— DATA EXCERPT —
[Begin]

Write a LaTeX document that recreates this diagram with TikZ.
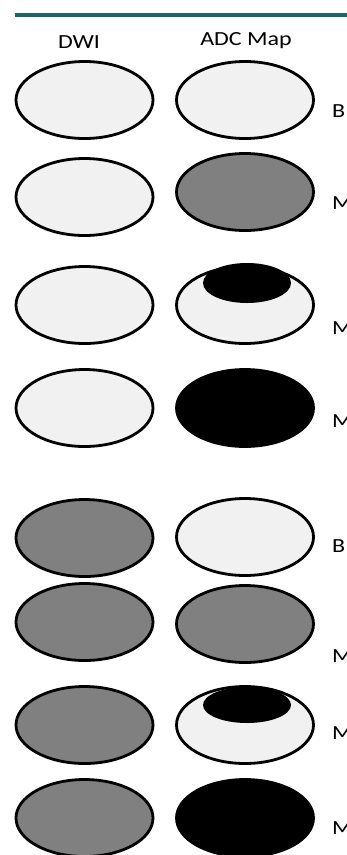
\documentclass[tikz,border=0pt]{standalone}
\usepackage{fontspec}
\setmainfont{Carlito}
\usetikzlibrary{shapes.geometric}
\definecolor{teal1}{HTML}{1A6663}
\definecolor{lightg}{HTML}{F1F1F1}
\definecolor{midg}{HTML}{808080}
\tikzset{
  oval/.style={ellipse, draw=black, line width=2.8pt, inner sep=0pt, minimum width=137pt, minimum height=77pt},
  lite/.style={oval, fill=lightg},
  mid/.style={oval, fill=midg},
  dark/.style={oval, fill=black},
  spot/.style={ellipse, fill=black, draw=none, inner sep=0pt, minimum width=88pt, minimum height=40pt},
  hdr/.style={font=\fontsize{20}{22}\selectfont, xscale=1.2, anchor=base, inner sep=0pt},
  lab/.style={font=\fontsize{20}{22}\selectfont, xscale=1.2, anchor=base west, inner sep=0pt}
}
\begin{document}
\begin{tikzpicture}[x=1pt,y=-1pt]
\useasboundingbox (0,0) rectangle (347,855);
\clip (0,0) rectangle (347,855);
\fill[white] (0,0) rectangle (347,855);
\coordinate (t1) at (15,15);
\coordinate (t2) at (347,15);
\draw[teal1, line width=4pt] (t1) -- (t2);
\node[hdr] (h1) at (79,48) {DWI};
\node[hdr] (h2) at (246,45) {ADC Map};
% row 1
\node[lite] (l1) at (84.5,100) {};
\node[lite] (r1) at (245,100) {};
\node[lab] (b1) at (332,117) {B};
% row 2
\node[lite] (l2) at (84.5,197) {};
\node[mid] (r2) at (245,192) {};
\node[lab] (b2) at (332,209) {M};
% row 3
\node[lite] (l3) at (84.5,305) {};
\node[lite] (r3) at (245,305) {};
\node[spot] (s3) at (247,283) {};
\node[lab] (b3) at (332,334) {M};
% row 4
\node[lite] (l4) at (84.5,408) {};
\node[dark] (r4) at (245,408) {};
\node[lab] (b4) at (332,427) {M};
% row 5
\node[mid] (l5) at (84.5,538) {};
\node[lite] (r5) at (245,537) {};
\node[lab] (b5) at (332,552) {B};
% row 6
\node[mid] (l6) at (84.5,622) {};
\node[mid] (r6) at (245,624) {};
\node[lab] (b6) at (332,662) {M};
% row 7
\node[mid] (l7) at (84.5,725) {};
\node[lite] (r7) at (245,725) {};
\node[spot, minimum height=36pt] (s7) at (247,705) {};
\node[lab] (b7) at (332,739) {M};
% row 8
\node[mid] (l8) at (84.5,818) {};
\node[dark] (r8) at (245,818) {};
\node[lab] (b8) at (332,834) {M};
\end{tikzpicture}
\end{document}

[End]

— WORK REQUIRED —
Repeat the listing verbatim. Skip the pictures.

— REPLY TO THE TASK —
Write a LaTeX document that recreates this diagram with TikZ.
\documentclass[tikz,border=0pt]{standalone}
\usepackage{fontspec}
\setmainfont{Carlito}
\usetikzlibrary{shapes.geometric}
\definecolor{teal1}{HTML}{1A6663}
\definecolor{lightg}{HTML}{F1F1F1}
\definecolor{midg}{HTML}{808080}
\tikzset{
  oval/.style={ellipse, draw=black, line width=2.8pt, inner sep=0pt, minimum width=137pt, minimum height=77pt},
  lite/.style={oval, fill=lightg},
  mid/.style={oval, fill=midg},
  dark/.style={oval, fill=black},
  spot/.style={ellipse, fill=black, draw=none, inner sep=0pt, minimum width=88pt, minimum height=40pt},
  hdr/.style={font=\fontsize{20}{22}\selectfont, xscale=1.2, anchor=base, inner sep=0pt},
  lab/.style={font=\fontsize{20}{22}\selectfont, xscale=1.2, anchor=base west, inner sep=0pt}
}
\begin{document}
\begin{tikzpicture}[x=1pt,y=-1pt]
\useasboundingbox (0,0) rectangle (347,855);
\clip (0,0) rectangle (347,855);
\fill[white] (0,0) rectangle (347,855);
\coordinate (t1) at (15,15);
\coordinate (t2) at (347,15);
\draw[teal1, line width=4pt] (t1) -- (t2);
\node[hdr] (h1) at (79,48) {DWI};
\node[hdr] (h2) at (246,45) {ADC Map};
% row 1
\node[lite] (l1) at (84.5,100) {};
\node[lite] (r1) at (245,100) {};
\node[lab] (b1) at (332,117) {B};
% row 2
\node[lite] (l2) at (84.5,197) {};
\node[mid] (r2) at (245,192) {};
\node[lab] (b2) at (332,209) {M};
% row 3
\node[lite] (l3) at (84.5,305) {};
\node[lite] (r3) at (245,305) {};
\node[spot] (s3) at (247,283) {};
\node[lab] (b3) at (332,334) {M};
% row 4
\node[lite] (l4) at (84.5,408) {};
\node[dark] (r4) at (245,408) {};
\node[lab] (b4) at (332,427) {M};
% row 5
\node[mid] (l5) at (84.5,538) {};
\node[lite] (r5) at (245,537) {};
\node[lab] (b5) at (332,552) {B};
% row 6
\node[mid] (l6) at (84.5,622) {};
\node[mid] (r6) at (245,624) {};
\node[lab] (b6) at (332,662) {M};
% row 7
\node[mid] (l7) at (84.5,725) {};
\node[lite] (r7) at (245,725) {};
\node[spot, minimum height=36pt] (s7) at (247,705) {};
\node[lab] (b7) at (332,739) {M};
% row 8
\node[mid] (l8) at (84.5,818) {};
\node[dark] (r8) at (245,818) {};
\node[lab] (b8) at (332,834) {M};
\end{tikzpicture}
\end{document}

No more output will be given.